Frias demite 174 pareceristas da Lei Rouanet, que dizem não terem sido informados
Papel dos pareceristas era analisar projetos interessados em captar recursos via Lei Rouanet
Foi dispensado pelo governo Bolsonaro, nesta terça-feira, um grupo de 174 pareceristas responsáveis por analisar os projetos culturais que buscam apoio da Lei Rouanet.
Segundo a publicação no Diário Oficial da União que oficializou o descredenciamento, as demissões estão ligadas a reiteradas tentativas de contato formal com os pareceristas. A publicação menciona também um artigo do edital que selecionou os pareceristas, em que se afirma que “emissão de parecer técnico considerado insatisfatório” pode resultar em descredenciamento.
A reportagem entrou em contato com três dos pareceristas descredenciados e todos afirmam que não foram contatados pela Secretaria Especial da Cultura ou por alguma de suas entidades vinculadas, como a Funarte, a Fundação Nacional de Artes.
“Eu estou chocado. A gente é que está com uma dificuldade imensa de se comunicar com eles desde 2017”, afirma o artista e parecerista cultural Ravel Andrade, que atua como parecerista da Secretaria Especial da Cultura desde 2014. “Não respondem nossos emails, não atendem ligação”, diz.
Ele diz que, em seu período de parecerista, a secretaria só enviou quatro demandas de análise de relatório de cumprimento de objeto. Ele afirma ainda que tentou entrar um contato com a secretaria após um problema envolvendo pagamento por seus serviços, mas não conseguiu solucionar o problema.
Pareceristas da Lei Rouanet dizem que Frias quer submissão
Andrade afirma que não cabe ao parecerista definir quais e quantos projetos serão analisados por quem, mas sim se pôr à disposição da Secretaria Especial da Cultura.
A gestora cultura Alexandra Lima, que também está entre os pareceristas descredenciados, diz que só ficou sabendo da dispensa por meio de um grupo de WhatsApp composto por pareceristas. “A justificativa apresentada por eles é que tentaram de todas as maneiras entrar em contato com os pareceristas e não tiveram resposta. Isso não procede, pelo menos não da minha parte”, diz. Ele conta que é parecerista desde 2015 e que nunca foi enviado a ela um projeto para análise.

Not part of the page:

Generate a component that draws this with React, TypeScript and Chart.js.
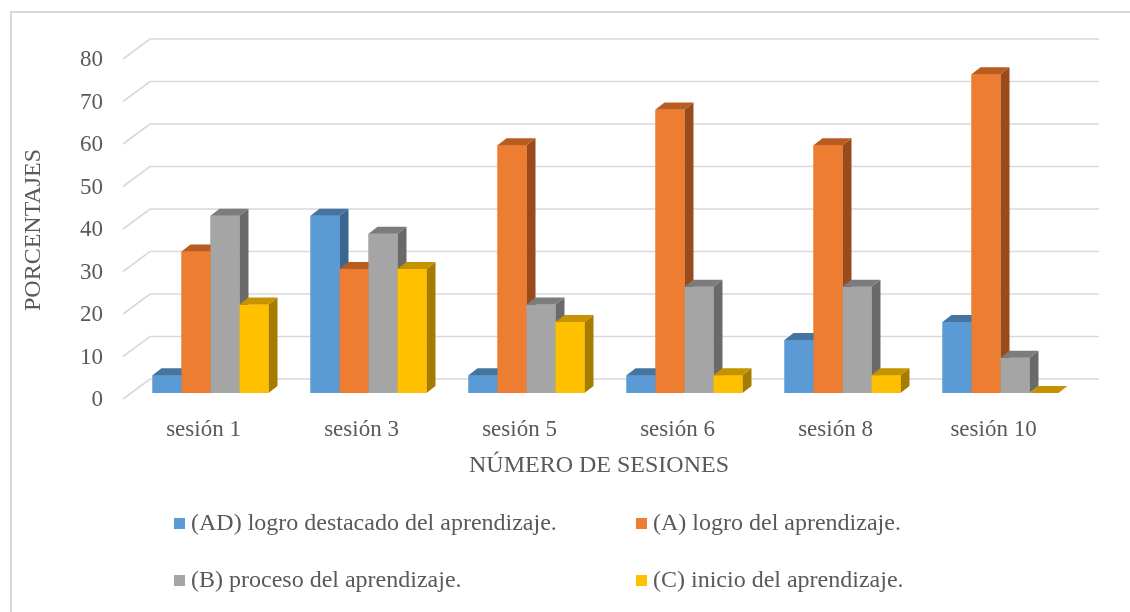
import React, { useEffect, useRef } from 'react';
import { Chart, registerables } from 'chart.js';

Chart.register(...registerables);

const categories = ['sesión 1', 'sesión 3', 'sesión 5', 'sesión 6', 'sesión 8', 'sesión 10'];
const seriesNames = [
  '(AD) logro destacado del aprendizaje.',
  '(A) logro del aprendizaje.',
  '(B) proceso del aprendizaje.',
  '(C) inicio del aprendizaje.',
];
const adValues = [4.2, 41.7, 4.2, 4.2, 12.5, 16.7];
const aValues = [33.3, 29.2, 58.3, 66.7, 58.3, 75.0];
const bValues = [41.7, 37.5, 20.8, 25.0, 25.0, 8.3];
const cValues = [20.8, 29.2, 16.7, 4.2, 4.2, 0];
const yMin = 0;
const yMax = 80;
const yStep = 10;
const yTitle = 'PORCENTAJES';
const xTitle = 'NÚMERO DE SESIONES';

const frontColors = ['#5B9BD5', '#ED7D31', '#A5A5A5', '#FFC000'];
const topColors = ['#45759F', '#B95C22', '#7C7C7C', '#C69300'];
const sideColors = ['#3A6690', '#9A4B1C', '#6A6A6A', '#A67C00'];

const FONT = "'Times New Roman', 'Liberation Serif', serif";
const TEXT = '#595959';
const DX = 9;
const DY = 7;

const framePlugin = {
  id: 'frame',
  beforeDraw(chart: any) {
    const { ctx, width, height } = chart;
    ctx.save();
    ctx.fillStyle = '#ffffff';
    ctx.fillRect(0, 0, width, height);
    ctx.strokeStyle = '#D9D9D9';
    ctx.lineWidth = 2;
    ctx.beginPath();
    ctx.moveTo(11, height);
    ctx.lineTo(11, 12);
    ctx.lineTo(width, 12);
    ctx.stroke();
    ctx.restore();
  },
};

const gridPlugin = {
  id: 'grid3d',
  beforeDatasetsDraw(chart: any) {
    const { ctx, chartArea, scales } = chart;
    const ys = scales.y;
    ctx.save();
    ctx.strokeStyle = '#D9D9D9';
    ctx.lineWidth = 1.6;
    ys.ticks.forEach((t: any) => {
      const py = ys.getPixelForValue(t.value);
      ctx.beginPath();
      ctx.moveTo(chartArea.left - 8.5, py + 6);
      ctx.lineTo(chartArea.left + 18.5, py - 14);
      ctx.lineTo(chartArea.right + 19.5, py - 14);
      ctx.stroke();
    });
    ctx.restore();
  },
};

const barsPlugin = {
  id: 'bars3d',
  afterDatasetsDraw(chart: any) {
    const { ctx } = chart;
    const n = chart.data.labels.length;
    const m = chart.data.datasets.length;
    ctx.save();
    for (let i = 0; i < n; i++) {
      for (let d = 0; d < m; d++) {
        const el = chart.getDatasetMeta(d).data[i];
        const { x, y, base, width } = el.getProps(['x', 'y', 'base', 'width'], true);
        const l = x - width / 2;
        const r = x + width / 2;
        ctx.fillStyle = sideColors[d];
        ctx.beginPath();
        ctx.moveTo(r, y);
        ctx.lineTo(r + DX, y - DY);
        ctx.lineTo(r + DX, base - DY);
        ctx.lineTo(r, base);
        ctx.closePath();
        ctx.fill();
        ctx.fillStyle = frontColors[d];
        ctx.fillRect(l, y, width, base - y);
        ctx.fillStyle = topColors[d];
        ctx.beginPath();
        ctx.moveTo(l, y);
        ctx.lineTo(l + DX, y - DY);
        ctx.lineTo(r + DX, y - DY);
        ctx.lineTo(r, y);
        ctx.closePath();
        ctx.fill();
      }
    }
    ctx.restore();
  },
};

const textPlugin = {
  id: 'texts',
  afterDraw(chart: any) {
    const { ctx } = chart;
    ctx.save();
    ctx.fillStyle = TEXT;
    ctx.font = `24px ${FONT}`;
    ctx.textBaseline = 'middle';
    ctx.textAlign = 'center';
    ctx.fillText(xTitle, 599, 466);
    ctx.save();
    ctx.translate(34, 230);
    ctx.rotate(-Math.PI / 2);
    ctx.fillText(yTitle, 0, 0);
    ctx.restore();
    const pos = [
      [174, 524],
      [636, 524],
      [174, 581],
      [636, 581],
    ];
    ctx.textAlign = 'left';
    chart.data.datasets.forEach((ds: any, k: number) => {
      const [px, py] = pos[k];
      ctx.fillStyle = frontColors[k];
      ctx.fillRect(px, py - 6, 11, 11);
      ctx.fillStyle = TEXT;
      ctx.fillText(ds.label, px + 17, py);
    });
    ctx.restore();
  },
};

export default function App() {
  const ref = useRef<HTMLCanvasElement | null>(null);
  useEffect(() => {
    const canvas = ref.current;
    if (!canvas) return;
    const seriesValues = [adValues, aValues, bValues, cValues];
    const chart = new Chart(canvas, {
      type: 'bar',
      data: {
        labels: categories,
        datasets: seriesNames.map((name, k) => ({
          label: name,
          data: seriesValues[k],
          backgroundColor: frontColors[k],
          borderWidth: 0,
          barPercentage: 1,
          categoryPercentage: 0.734,
        })),
      },
      options: {
        responsive: false,
        animation: false,
        devicePixelRatio: 1,
        layout: { padding: { top: 53, left: 0, right: 50.5, bottom: 149 } },
        plugins: { legend: { display: false }, tooltip: { enabled: false } },
        scales: {
          x: {
            grid: { display: false, drawTicks: false },
            border: { display: false },
            ticks: {
              color: TEXT,
              font: { family: FONT, size: 23 },
              padding: 23,
              labelOffset: -7,
              maxRotation: 0,
              autoSkip: false,
            },
            afterFit: (s: any) => {
              s.height = 70;
            },
          },
          y: {
            min: yMin,
            max: yMax,
            grid: { display: false, drawTicks: false },
            border: { display: false },
            ticks: {
              stepSize: yStep,
              color: TEXT,
              font: { family: FONT, size: 23 },
              padding: 28.5,
              labelOffset: 7,
            },
            afterFit: (s: any) => {
              s.width = 131.5;
            },
          },
        },
      },
      plugins: [framePlugin, gridPlugin, barsPlugin, textPlugin],
    });
    return () => chart.destroy();
  }, []);
  return (
    <div style={{ position: 'fixed', left: 0, top: 0, width: 1130, height: 612 }}>
      <canvas ref={ref} width={1130} height={612} style={{ width: 1130, height: 612, display: 'block' }} />
    </div>
  );
}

“Na verdade eles nem entraram em contato. Eu por exemplo não tenho acesso ao Salic [Sistema de Apoio às Leis de Incentivo à Cultura, plataforma da Lei Rouanet] há mais de 40 dias, eu fui bloqueado”, diz o parecerista José Luís de Freitas, também descredenciado.
Segundo ele, o relacionamento da secretaria com os pareceristas é há muito tempo marcado pela desorganização, mesmo antes do governo Bolsonaro. “Eles simplesmente ignoram, deixam de lado, não enviam projeto”, diz Freitas.
“Eu fui cadastrado em 2015 e desde então eu nunca recebi um único projeto da Funarte ou da Biblioteca Nacional. Assim como eu, vários outros pareceristas nunca receberam nada. É uma bagunça”, diz.
Os três pareceristas ouvidos pela reportagem afirmam que costumam fazer postagens abertamente anti-Bolsonaro nas suas redes sociais.
Um recente parecer supostamente técnico citou Deus para reprovar um projeto de um festival de jazz que se dizia antifascista.
A reportagem tentou contato com a Secretaria Especial da Cultura, mas não obteve resposta até o momento desta publicação.
Nas redes sociais, diretora do departamento de fomento indireto da Secretaria Especial de Cultura, Flávia Faria Lima, afirmou que “o grupo de pareceristas que está sendo descredenciado é um grupo que não respondia aos chamados e, portanto, estava prejudicando o setor”. E afirma que “em breve faremos novo chamamento para cobrir este número”.
Os pareceristas são responsáveis pelas análises preliminares dos projetos que pleiteiam captar recursos via Lei Rouanet. Nas fases finais, os projetos são apreciados pela Cnic, a Comissão Nacional de Incentivo à Cultura, que está paralisada há seis meses. Só nesta semana, a gestão Frias lançou um edital para nova composição, que deve entrar em vigor em 2022.